___ INFORMATION GIVEN ___

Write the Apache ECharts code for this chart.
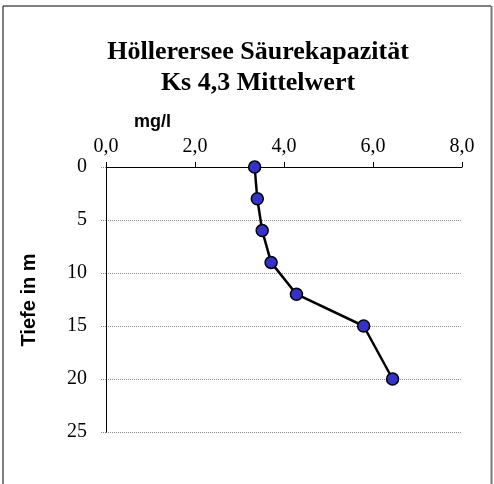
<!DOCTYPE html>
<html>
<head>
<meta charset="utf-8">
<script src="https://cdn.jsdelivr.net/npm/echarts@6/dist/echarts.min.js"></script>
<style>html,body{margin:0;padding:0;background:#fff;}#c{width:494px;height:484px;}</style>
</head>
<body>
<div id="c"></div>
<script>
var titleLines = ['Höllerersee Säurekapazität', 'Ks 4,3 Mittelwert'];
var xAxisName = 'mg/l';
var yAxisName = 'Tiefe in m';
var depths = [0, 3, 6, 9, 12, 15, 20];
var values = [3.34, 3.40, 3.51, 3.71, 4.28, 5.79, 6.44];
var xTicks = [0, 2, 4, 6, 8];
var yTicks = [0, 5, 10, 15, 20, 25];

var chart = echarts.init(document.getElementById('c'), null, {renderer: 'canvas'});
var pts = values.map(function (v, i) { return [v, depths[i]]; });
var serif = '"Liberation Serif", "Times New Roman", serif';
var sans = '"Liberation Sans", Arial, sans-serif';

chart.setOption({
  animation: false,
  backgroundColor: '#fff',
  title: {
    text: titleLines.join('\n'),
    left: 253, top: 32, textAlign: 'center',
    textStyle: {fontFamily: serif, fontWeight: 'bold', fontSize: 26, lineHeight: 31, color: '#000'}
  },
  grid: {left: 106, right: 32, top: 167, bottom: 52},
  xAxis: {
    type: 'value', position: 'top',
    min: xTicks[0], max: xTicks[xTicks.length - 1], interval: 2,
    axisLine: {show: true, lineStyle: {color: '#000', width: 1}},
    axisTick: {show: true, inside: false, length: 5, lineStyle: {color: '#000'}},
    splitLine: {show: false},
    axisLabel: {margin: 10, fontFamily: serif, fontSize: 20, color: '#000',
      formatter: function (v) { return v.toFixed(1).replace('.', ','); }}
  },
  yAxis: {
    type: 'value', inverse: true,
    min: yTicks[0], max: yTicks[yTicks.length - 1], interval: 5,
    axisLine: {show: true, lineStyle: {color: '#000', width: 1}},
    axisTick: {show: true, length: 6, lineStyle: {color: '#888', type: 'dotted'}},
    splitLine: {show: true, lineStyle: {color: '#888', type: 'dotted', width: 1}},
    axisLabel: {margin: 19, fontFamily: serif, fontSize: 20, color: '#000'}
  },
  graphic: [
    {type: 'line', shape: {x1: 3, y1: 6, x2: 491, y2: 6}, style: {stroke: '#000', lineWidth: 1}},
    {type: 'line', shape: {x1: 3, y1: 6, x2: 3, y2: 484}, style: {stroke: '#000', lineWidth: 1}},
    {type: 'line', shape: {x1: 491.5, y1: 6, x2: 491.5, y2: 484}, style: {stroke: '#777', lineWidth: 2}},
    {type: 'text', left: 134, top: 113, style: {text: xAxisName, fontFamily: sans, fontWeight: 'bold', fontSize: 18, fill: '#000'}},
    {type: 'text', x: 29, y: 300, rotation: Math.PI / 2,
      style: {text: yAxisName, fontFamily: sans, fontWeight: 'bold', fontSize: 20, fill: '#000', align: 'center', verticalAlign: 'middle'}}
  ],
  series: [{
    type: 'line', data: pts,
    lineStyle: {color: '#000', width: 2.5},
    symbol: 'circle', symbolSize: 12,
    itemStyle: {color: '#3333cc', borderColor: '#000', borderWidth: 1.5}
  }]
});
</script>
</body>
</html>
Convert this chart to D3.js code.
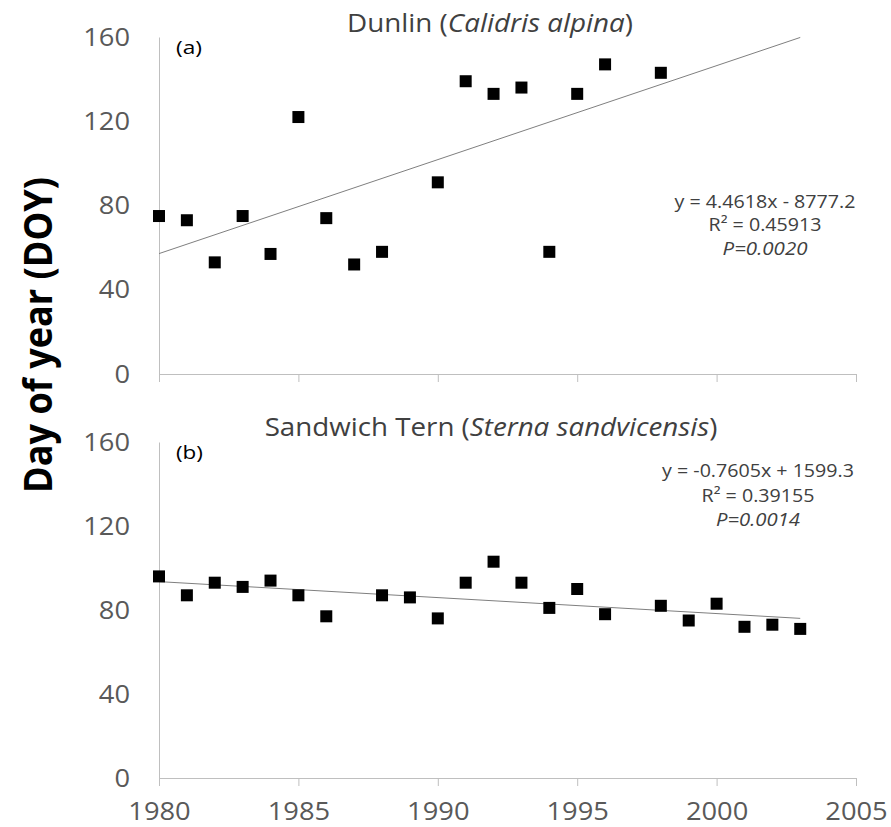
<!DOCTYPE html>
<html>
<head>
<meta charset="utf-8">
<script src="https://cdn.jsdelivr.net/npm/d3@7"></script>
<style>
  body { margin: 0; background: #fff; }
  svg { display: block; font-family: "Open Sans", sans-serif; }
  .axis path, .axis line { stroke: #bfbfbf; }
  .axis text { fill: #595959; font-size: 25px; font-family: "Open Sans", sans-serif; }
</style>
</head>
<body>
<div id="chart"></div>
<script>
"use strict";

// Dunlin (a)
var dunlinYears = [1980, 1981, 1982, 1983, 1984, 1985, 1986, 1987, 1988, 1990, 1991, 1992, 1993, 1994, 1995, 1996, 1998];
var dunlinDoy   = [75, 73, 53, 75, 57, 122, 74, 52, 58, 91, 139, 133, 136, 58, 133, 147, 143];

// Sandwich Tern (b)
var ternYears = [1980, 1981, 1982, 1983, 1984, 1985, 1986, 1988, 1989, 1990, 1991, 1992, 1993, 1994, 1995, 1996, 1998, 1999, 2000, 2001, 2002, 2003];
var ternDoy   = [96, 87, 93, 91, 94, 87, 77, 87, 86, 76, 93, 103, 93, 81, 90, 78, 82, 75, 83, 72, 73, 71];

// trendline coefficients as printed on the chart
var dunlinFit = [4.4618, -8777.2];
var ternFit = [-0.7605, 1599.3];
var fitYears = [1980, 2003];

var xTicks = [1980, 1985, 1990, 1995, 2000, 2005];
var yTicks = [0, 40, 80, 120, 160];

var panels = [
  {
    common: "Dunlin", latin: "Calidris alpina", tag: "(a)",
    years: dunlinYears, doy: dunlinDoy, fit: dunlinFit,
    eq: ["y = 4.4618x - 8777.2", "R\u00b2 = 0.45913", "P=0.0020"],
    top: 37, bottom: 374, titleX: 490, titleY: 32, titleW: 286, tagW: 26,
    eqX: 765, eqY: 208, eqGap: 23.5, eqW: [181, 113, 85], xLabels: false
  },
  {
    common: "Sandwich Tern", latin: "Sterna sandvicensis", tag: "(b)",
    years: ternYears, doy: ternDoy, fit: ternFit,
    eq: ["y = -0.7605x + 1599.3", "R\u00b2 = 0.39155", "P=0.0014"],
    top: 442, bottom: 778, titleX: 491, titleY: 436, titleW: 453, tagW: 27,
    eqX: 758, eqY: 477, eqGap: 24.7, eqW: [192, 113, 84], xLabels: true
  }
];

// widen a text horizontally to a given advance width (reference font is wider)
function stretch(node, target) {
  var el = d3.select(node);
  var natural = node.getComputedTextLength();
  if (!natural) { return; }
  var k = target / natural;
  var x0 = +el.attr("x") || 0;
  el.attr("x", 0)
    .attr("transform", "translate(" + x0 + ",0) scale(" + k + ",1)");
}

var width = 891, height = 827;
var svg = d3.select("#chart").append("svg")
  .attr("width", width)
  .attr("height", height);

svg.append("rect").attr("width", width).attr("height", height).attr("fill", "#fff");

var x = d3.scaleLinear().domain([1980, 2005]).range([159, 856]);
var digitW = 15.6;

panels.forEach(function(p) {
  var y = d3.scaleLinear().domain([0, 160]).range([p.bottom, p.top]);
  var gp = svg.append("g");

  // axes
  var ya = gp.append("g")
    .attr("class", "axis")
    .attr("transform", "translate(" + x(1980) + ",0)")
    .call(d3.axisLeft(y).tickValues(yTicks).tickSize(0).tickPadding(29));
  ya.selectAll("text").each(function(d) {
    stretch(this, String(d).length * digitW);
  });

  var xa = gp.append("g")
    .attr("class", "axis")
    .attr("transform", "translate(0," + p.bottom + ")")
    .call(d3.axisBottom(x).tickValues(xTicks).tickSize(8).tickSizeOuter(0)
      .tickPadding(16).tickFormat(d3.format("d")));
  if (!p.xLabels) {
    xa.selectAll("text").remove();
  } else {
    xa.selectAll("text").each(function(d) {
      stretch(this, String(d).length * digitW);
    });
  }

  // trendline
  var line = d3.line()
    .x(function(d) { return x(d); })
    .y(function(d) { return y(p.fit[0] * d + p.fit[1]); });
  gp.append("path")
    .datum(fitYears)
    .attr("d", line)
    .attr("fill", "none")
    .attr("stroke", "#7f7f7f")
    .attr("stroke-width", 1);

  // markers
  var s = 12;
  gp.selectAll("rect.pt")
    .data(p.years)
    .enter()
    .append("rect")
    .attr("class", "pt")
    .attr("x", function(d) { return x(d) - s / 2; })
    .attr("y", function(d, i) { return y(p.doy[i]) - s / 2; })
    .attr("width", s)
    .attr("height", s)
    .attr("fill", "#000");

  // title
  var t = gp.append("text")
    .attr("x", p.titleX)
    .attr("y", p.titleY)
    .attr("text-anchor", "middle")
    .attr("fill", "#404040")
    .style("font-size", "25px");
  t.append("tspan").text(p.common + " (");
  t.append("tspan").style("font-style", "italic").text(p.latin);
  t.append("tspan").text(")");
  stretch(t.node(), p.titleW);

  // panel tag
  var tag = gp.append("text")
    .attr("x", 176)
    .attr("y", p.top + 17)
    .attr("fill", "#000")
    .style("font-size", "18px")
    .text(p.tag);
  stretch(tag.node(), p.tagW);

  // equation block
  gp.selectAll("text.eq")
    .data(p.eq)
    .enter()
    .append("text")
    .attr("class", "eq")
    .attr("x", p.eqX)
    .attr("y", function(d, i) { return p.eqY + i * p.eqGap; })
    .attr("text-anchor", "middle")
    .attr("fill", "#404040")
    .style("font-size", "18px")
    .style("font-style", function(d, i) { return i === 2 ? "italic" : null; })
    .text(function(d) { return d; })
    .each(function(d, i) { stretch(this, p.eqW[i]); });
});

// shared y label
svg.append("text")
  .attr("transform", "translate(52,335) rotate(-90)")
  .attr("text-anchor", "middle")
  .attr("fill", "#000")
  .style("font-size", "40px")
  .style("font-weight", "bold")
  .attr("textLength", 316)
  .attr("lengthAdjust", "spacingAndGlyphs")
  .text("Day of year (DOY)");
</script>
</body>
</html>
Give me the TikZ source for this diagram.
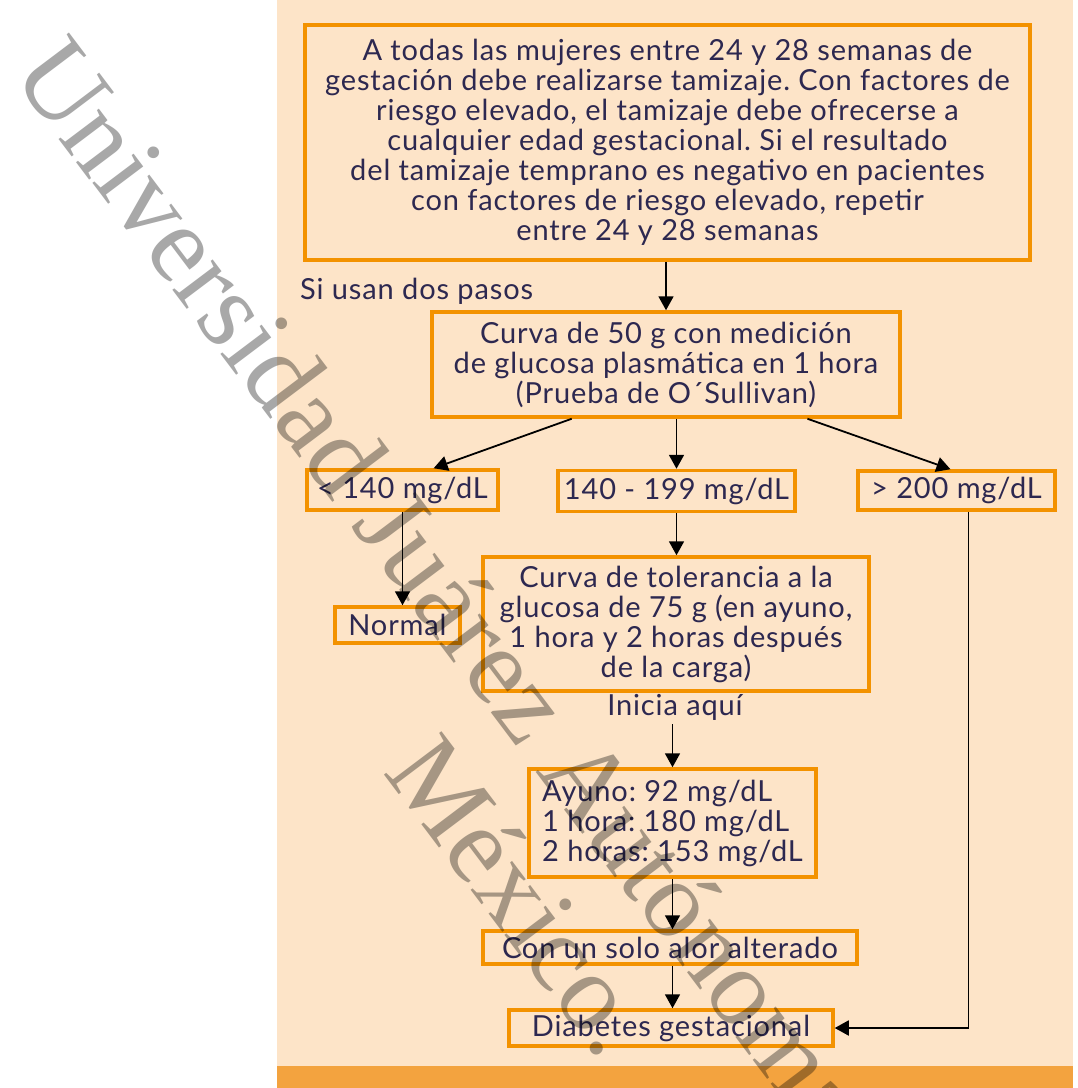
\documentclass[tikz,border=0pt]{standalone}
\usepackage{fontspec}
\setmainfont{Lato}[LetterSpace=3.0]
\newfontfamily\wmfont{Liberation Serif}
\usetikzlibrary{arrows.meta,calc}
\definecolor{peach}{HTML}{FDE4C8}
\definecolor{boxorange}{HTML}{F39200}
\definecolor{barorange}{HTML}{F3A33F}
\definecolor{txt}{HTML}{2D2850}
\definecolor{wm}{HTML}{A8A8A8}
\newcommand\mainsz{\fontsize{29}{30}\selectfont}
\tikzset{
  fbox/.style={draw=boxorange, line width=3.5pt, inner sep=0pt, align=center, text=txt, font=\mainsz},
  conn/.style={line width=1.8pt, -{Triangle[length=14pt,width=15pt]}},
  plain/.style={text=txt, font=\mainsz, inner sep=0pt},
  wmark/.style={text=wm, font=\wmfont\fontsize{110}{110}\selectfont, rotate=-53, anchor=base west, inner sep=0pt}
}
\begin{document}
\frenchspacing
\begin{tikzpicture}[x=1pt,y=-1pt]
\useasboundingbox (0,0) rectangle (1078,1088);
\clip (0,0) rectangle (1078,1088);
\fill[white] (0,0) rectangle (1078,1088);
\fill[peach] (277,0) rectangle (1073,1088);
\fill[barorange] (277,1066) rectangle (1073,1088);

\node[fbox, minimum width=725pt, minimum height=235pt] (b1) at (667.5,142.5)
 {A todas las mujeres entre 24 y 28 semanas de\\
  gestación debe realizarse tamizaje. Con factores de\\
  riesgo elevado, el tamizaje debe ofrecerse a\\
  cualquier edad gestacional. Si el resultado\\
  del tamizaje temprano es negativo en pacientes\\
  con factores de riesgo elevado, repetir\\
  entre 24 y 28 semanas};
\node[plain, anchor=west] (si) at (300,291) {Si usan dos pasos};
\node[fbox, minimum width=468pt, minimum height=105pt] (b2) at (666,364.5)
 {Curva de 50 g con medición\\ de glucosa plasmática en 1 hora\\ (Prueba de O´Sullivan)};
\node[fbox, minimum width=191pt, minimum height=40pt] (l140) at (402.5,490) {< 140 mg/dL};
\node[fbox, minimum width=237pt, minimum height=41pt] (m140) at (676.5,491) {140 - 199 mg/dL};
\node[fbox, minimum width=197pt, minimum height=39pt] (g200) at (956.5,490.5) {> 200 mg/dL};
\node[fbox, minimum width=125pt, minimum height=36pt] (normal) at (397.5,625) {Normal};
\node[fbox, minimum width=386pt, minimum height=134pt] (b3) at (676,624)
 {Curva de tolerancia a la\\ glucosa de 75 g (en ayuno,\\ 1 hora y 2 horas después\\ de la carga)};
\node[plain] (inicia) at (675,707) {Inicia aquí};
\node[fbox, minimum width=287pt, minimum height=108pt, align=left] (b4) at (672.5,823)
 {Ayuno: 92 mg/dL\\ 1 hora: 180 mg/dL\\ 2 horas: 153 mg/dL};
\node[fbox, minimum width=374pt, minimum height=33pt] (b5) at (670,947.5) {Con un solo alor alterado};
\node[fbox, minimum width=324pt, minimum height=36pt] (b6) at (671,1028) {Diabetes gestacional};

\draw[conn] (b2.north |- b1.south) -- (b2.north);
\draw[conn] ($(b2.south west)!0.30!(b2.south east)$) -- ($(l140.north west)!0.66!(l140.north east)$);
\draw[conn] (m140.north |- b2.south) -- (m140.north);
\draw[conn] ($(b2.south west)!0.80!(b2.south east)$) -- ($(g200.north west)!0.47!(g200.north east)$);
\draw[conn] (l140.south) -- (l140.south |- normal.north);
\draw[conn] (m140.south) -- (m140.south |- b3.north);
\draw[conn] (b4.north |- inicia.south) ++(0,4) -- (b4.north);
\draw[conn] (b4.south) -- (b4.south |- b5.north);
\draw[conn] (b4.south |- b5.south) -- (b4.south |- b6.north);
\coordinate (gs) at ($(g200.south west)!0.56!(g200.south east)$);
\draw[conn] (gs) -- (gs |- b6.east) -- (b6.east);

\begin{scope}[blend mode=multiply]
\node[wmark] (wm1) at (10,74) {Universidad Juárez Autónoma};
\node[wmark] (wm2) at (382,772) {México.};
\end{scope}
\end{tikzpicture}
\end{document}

___

STATED PROBLEM
Go back to the listing above and reproduce, exactly, the stretch from the line bearing "Convert this chart to D3.js code." through the line bearing "72, 73, 71];", without its pictures.

RESPONSE
Convert this chart to D3.js code.
<!DOCTYPE html>
<html>
<head>
<meta charset="utf-8">
<script src="https://cdn.jsdelivr.net/npm/d3@7"></script>
<style>
  body { margin: 0; background: #fff; }
  svg { display: block; font-family: "Open Sans", sans-serif; }
  .axis path, .axis line { stroke: #bfbfbf; }
  .axis text { fill: #595959; font-size: 25px; font-family: "Open Sans", sans-serif; }
</style>
</head>
<body>
<div id="chart"></div>
<script>
"use strict";

// Dunlin (a)
var dunlinYears = [1980, 1981, 1982, 1983, 1984, 1985, 1986, 1987, 1988, 1990, 1991, 1992, 1993, 1994, 1995, 1996, 1998];
var dunlinDoy   = [75, 73, 53, 75, 57, 122, 74, 52, 58, 91, 139, 133, 136, 58, 133, 147, 143];

// Sandwich Tern (b)
var ternYears = [1980, 1981, 1982, 1983, 1984, 1985, 1986, 1988, 1989, 1990, 1991, 1992, 1993, 1994, 1995, 1996, 1998, 1999, 2000, 2001, 2002, 2003];
var ternDoy   = [96, 87, 93, 91, 94, 87, 77, 87, 86, 76, 93, 103, 93, 81, 90, 78, 82, 75, 83, 72, 73, 71];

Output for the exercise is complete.